Hush puppies in heaven

I COMPLAINED that nobody has a fish fry anymore when I’m home in Esto, our traditional excuse for getting together with kinfolks and neighbors. My stepbrother Wayne said he still fished — just come on by on Saturday night. And so we did.
Wayne fries fish — plus French fries and hush puppies, of course — out under the barn in his back yard. It’s just up the Old Esto Road and across the state line in Black, Alabama. He invited some of his buddies from the Black Volunteer Fire Department, too, and we had a feast.
After we’d eaten, one of the firemen edged over to ask, “So you live in San Francisco?” Uh-oh, I thought, here we go with the gays again.
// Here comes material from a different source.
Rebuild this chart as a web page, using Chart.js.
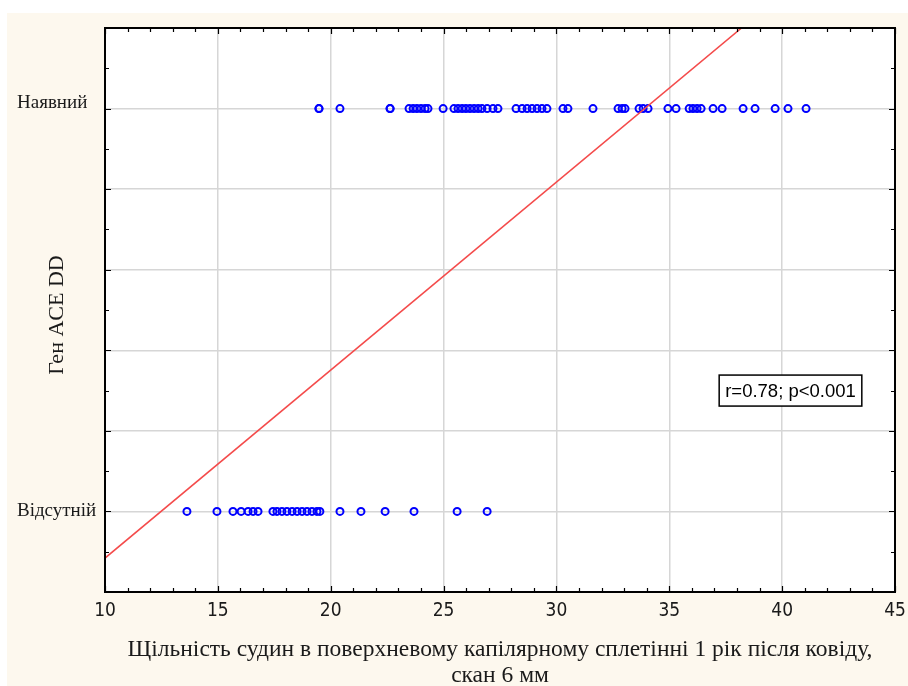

But the bogeyman had changed. He fairly hissed: “Isn’t that where Nancy Pelosi is from?”
Wayne’s wife Lynne suggested a photo and slyly posed us in front of an Alabama banner with the stars and bars. “Show that to Nancy Pelosi,” said Wayne.
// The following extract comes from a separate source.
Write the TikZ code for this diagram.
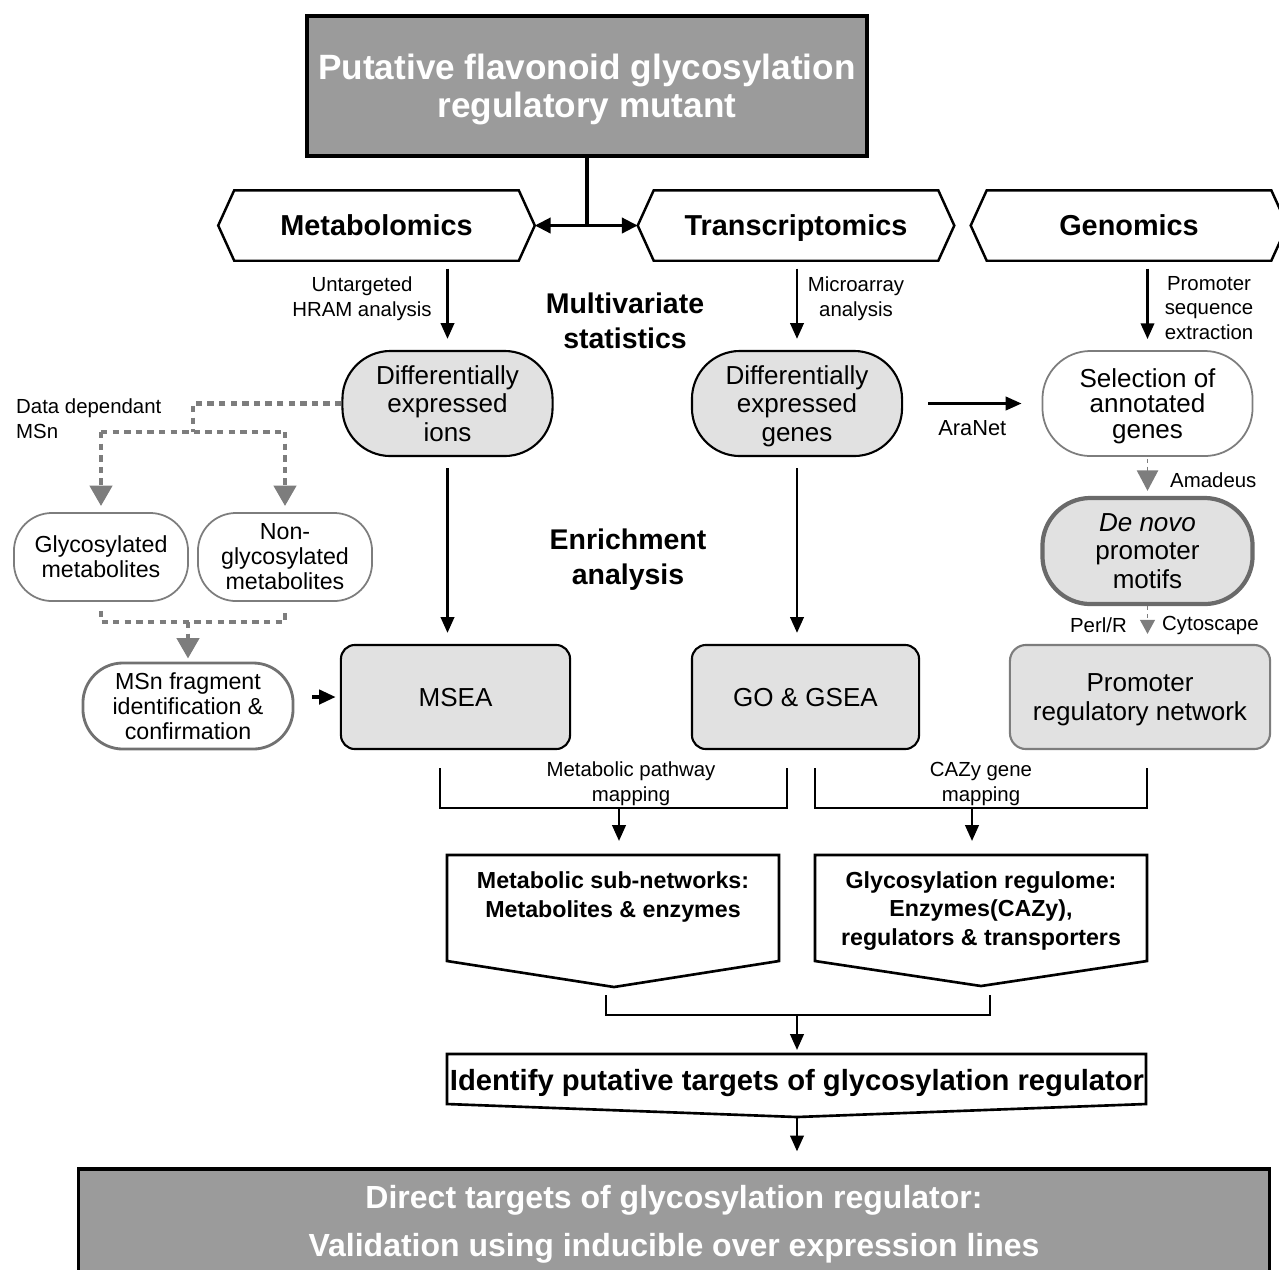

That was in 2018. Wayne promised there’d be more fish to fry when I made it home again. When I finally got back last fall, he had been diagnosed with lung cancer, the same fate that befell his father, Bill Henderson, my stepfather, after a lifetime of smoking. Bill insisted as he was dying that smoking had nothing to do with his medical problems and that if he had it all to do over, “I’d smoke ’em all again.” I asked Wayne if he felt the same. “I’d smoke one right now from here out to the highway,” he said as we sat on his front porch watching the sun set.
Our sister Cindi called to say that Wayne died this afternoon. I will miss him, and his hush puppies, and the way we managed to keep a connection despite the great distance between us.